REFINEMENT OF ADTI-WP2 STANDARD WEATHERING PROCEDURES, AND EVALUATION OF PARTICLE SIZE AND SURFACE AREA EFFECTS UPON LEACHING RATES: PART 2: PRACTICAL AND THEORETICAL ASPECTS OF LEACHING KINETICS

摘要

Most previous coal mine drainage leaching studies have not investigated the effect of surface area, effects of elevated Pco_2, which are typical of mine spoil, and solubility constraints on water chemistry. The leaching column and humidity cell tests were designed to evaluate the importance of these parameters.

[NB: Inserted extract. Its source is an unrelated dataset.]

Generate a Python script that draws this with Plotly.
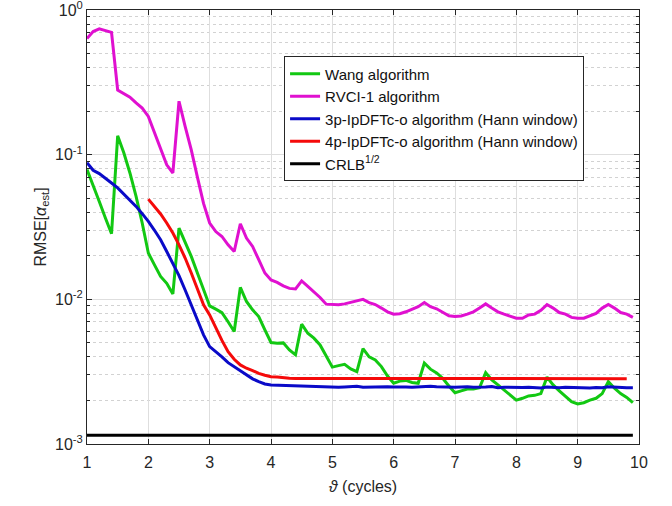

Surface area was examined on three rock types before and after leaching: the Brush Creek shale; a well-indurated calcareous sandstone; and a coal refuse. The surface area, as measured by BET, for the shale was an order of magnitude greater than the other rock types. Surface area after leaching decreased slightly for the shale, and by half for the refuse. The sandstone area remained the same. Plots of sulfate concentration through time closely resemble those expected for diffusioncontrolled kinetics. Plots of alkalinity through time are characteristic of a material that dissolves quickly at first and then approaches or reaches saturation. Saturation with respect to calcite was confirmed by equilibrium calculations. The water in the leaching columns was undersaturated with respect to gypsum, indicating that sulfate was a conservative parameter and could be used to measure pyrite oxidation rates. The target 10 percent CO_2 was achieved in the column tests, but not achieved in the humidity cell tests. At the end of 12 to 14 weeks, between 1.5 and 2 percent of the calcite and between 4 and 6 percent of the sulfur in the rock had been removed by weathering. Predictions, based on power function equations, indicate that the Brush Creek shale sample would remain alkaline even if weathered for years. Comparisons between leaching chemistry and field data for the Brush Creek shale and the coal refuse sample showed similar water chemistry.